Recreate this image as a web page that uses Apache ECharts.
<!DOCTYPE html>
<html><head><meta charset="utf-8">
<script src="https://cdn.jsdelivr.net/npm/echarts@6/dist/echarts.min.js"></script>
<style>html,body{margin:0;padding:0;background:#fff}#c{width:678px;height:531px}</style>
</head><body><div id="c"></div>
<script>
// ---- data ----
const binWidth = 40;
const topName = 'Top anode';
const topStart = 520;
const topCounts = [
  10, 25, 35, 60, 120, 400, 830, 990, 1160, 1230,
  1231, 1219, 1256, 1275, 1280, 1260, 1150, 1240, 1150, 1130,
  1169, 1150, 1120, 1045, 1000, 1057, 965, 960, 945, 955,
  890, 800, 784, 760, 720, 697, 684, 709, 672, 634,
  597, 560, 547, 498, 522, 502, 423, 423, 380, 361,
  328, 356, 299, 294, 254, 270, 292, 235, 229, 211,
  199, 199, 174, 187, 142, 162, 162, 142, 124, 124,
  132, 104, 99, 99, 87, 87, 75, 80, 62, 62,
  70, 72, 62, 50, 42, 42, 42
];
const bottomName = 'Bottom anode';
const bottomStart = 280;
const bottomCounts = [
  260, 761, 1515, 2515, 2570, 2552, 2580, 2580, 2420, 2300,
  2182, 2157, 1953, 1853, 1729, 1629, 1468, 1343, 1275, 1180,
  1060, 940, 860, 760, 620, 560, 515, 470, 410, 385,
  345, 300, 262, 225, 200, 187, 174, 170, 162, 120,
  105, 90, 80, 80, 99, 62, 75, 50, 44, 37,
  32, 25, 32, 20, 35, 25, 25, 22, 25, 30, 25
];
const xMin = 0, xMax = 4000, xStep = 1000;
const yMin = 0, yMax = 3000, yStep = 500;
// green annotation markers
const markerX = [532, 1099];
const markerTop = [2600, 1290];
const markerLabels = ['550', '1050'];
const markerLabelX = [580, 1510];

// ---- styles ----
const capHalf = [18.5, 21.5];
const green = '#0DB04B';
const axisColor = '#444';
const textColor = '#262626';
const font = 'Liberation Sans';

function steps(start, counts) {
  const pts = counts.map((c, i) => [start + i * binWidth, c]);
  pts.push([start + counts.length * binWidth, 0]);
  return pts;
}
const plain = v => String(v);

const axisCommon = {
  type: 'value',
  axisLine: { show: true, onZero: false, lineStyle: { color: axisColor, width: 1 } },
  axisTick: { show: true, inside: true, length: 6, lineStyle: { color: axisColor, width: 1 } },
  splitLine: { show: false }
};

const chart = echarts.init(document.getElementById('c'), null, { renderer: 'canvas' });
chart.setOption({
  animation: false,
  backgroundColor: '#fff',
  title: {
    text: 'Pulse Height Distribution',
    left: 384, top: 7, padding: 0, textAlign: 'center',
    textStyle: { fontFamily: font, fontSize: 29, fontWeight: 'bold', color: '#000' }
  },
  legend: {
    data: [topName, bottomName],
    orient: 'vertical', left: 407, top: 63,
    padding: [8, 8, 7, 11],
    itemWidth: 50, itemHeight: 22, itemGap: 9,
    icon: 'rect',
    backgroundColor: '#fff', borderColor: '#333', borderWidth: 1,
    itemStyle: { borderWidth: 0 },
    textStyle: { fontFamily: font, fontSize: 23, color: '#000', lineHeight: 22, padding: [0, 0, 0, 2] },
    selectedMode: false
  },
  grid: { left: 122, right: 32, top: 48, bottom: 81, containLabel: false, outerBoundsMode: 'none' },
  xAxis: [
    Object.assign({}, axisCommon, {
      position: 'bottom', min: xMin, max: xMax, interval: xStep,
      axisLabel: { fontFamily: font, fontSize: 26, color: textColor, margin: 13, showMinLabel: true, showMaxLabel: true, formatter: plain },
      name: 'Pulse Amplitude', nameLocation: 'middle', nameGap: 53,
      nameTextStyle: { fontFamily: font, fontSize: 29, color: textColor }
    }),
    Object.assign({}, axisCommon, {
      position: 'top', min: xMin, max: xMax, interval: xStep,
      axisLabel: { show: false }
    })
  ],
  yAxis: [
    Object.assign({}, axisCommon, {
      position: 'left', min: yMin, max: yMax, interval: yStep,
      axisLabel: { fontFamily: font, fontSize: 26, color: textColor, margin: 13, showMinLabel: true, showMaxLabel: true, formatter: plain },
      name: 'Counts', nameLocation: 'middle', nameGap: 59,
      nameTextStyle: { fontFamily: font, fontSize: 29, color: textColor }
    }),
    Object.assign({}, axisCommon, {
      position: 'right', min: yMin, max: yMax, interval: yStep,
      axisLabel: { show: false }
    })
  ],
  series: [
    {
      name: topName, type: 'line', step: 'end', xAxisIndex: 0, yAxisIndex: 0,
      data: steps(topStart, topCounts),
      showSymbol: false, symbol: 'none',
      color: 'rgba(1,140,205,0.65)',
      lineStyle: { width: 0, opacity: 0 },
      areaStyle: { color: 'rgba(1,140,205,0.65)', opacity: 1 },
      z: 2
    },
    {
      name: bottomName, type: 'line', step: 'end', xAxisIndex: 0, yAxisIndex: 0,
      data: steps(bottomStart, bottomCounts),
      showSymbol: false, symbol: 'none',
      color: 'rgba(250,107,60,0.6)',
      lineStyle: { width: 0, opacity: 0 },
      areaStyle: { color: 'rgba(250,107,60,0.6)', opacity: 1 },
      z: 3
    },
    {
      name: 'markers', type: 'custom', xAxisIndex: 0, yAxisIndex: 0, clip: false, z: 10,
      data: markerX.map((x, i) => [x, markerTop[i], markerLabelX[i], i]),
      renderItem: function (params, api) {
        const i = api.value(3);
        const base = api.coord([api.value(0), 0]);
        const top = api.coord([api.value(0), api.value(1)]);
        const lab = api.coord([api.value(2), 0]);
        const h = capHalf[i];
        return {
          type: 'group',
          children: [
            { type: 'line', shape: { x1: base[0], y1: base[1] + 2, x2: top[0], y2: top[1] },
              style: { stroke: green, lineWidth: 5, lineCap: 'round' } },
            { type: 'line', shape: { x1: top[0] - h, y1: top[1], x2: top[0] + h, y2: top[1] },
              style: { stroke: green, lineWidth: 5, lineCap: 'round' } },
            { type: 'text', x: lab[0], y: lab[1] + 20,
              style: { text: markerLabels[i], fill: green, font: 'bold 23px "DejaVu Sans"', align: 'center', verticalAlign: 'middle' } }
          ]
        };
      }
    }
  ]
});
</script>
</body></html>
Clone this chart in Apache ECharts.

□ □ □ □ □ □ □

Your task ::
Extract every line from the records above that contains the word "Apache".

Finished exercise ::
Recreate this image as a web page that uses Apache ECharts.
Clone this chart in Apache ECharts.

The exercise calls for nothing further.